My reaction was anger at the idiocy of some of these articles. How could Toyota be compared to the Detroit automakers who were on the verge of bankruptcy? Why isn’t the focus on the 70 years of profitability and the huge cash reserves Toyota had piled up for a crisis just like this?
However, I soon discovered Toyota did not share my point of view. They were very unhappy about their loss. It was not because of the loss of a few billion dollars which they could absorb like an annoying mosquito bite. It was because, through serious reflection, they found serious weaknesses.
In Toyota Under Fire we chronicle how Toyota responded to the worst global recession since the Great Depression. Of course they downsized, but they did it by reducing a temporary workforce designed to absorb inevitable downturns in the business cycle. Management bonuses and overtime were eliminated. Less energy was used. Travel was reduced. But the jobs of long-term team members were protected.
I visited two of the hardest hit plants—truck plants in Indiana and Texas—and watched as people frenetically worked even though about half the production workers were not needed for production, with sales down about 40% from planned capacity. They were busy because they had gone from two shifts to one shift, maintaining a high production rate, and about half of the people produced cars for four hours, while the other half observed and worked on kaizen, and then they reversed roles.
The Japanese executive in charge of the Indiana plant calmly explained that they were investing in the future: “Every winter has its end,” he explained to me. And they were preparing. He showed data on the average age of vehicles and how more were being junked then purchased, and they needed to prepare for the expected sales boom—the boom we are now experiencing.
Back to the first loss of money in 70 years. Toyota did a great job of utilizing and developing their human resources with very low demand, but their reflection still identified a serious problem. There had been signs the truck market was declining in the United States, where gas prices were rising. There were even signs of the recession to come given the inflated housing market. Yet, Toyota in North America had built months of inventory of trucks. When gas prices almost doubled in the U.S. during the summer before the 2008 recession, Toyota was stuck with enough inventory to stop making any large trucks and sport utility vehicles for three months; during this time they did daily training and kaizen on the shop floor. Then the recession hit and the pain continued.
Toyota could offset a good deal of the downturn, reducing labor costs by about 20% through eliminating the variable workforce (the temporary pool) and overtime. But still 80% of costs were fixed. The board of directors set a target to reduce fixed costs to 70% so that Toyota, famous for its ability to flexibly respond just-in-time, could be ready for the next downturn.
Turning this goal into action is one of Toyota’s strengths and it is done through the hoshin kanri process.
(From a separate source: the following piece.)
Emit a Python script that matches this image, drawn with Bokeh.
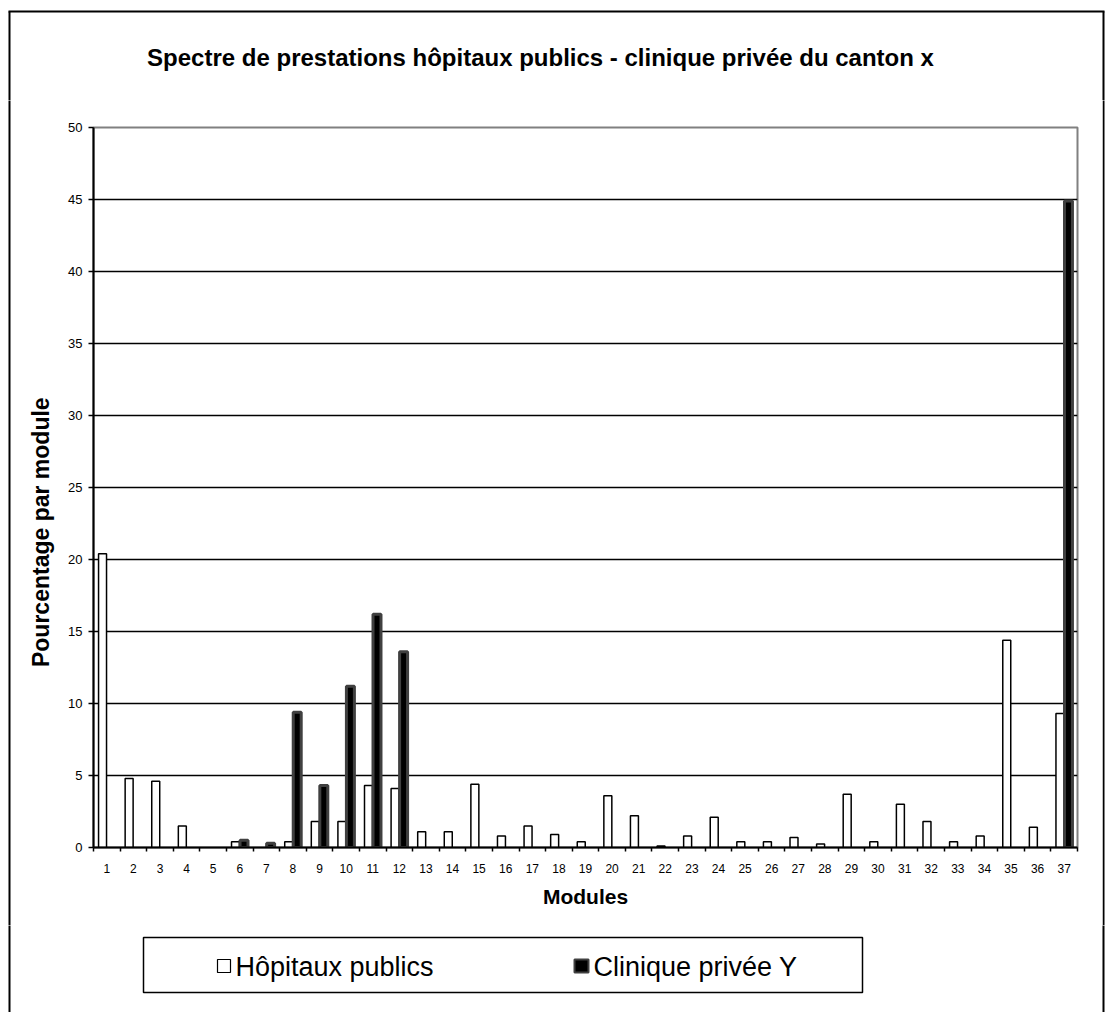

The target of lowering the break-even point required changes in all parts of the enterprise, including product development (e.g., more standard architecture and parts, value engineering), production control (satisfying customers while leveling the schedule, even with high variety), production engineering (developing simple, slim, flexible systems, often with lower capital investment and more manual work), supply chain (collaborating with suppliers to better respond to flexible volumes), and manufacturing (launching new vehicles more quickly, simple automation for material delivery, parts kitting, changing takt while balancing workload more quickly). Thousands of organizations developed plans for achieving higher flexibility and worked through the kaizen process of experimenting and learning.
By the time Toyota had achieved the lower break-even and billions of dollars in cost reduction, another problem eased up—the yen went from about 80 yen per dollar to about 110 yen per dollar. Since Toyota is committed to keeping jobs in Japan to benefit Japanese society, and maintain their hotbed of innovation in Japan, they benefited greatly, leading in the 2013-14 fiscal year to the most sales and the most profit of any auto company in history.
With the huge demand of 2014, and the deep cash reserves Toyota maintains, one might expect a massive spending spree—buying companies, buying new automated equipment, buying new plants in low-cost countries. Toyota did none of those things. They continued belt-tightening and Akio Toyoda announced there would be no new plants built. The hoshin kanri goals became: Do more with less. Find ways to utilize existing capacity while improving throughput, thereby producing more autos per square foot.
Toyota does not want creeping fixed costs to put them in the same bad situation in the next big economic downturn. They will be ready because of intensive and continuous improvement with a purpose.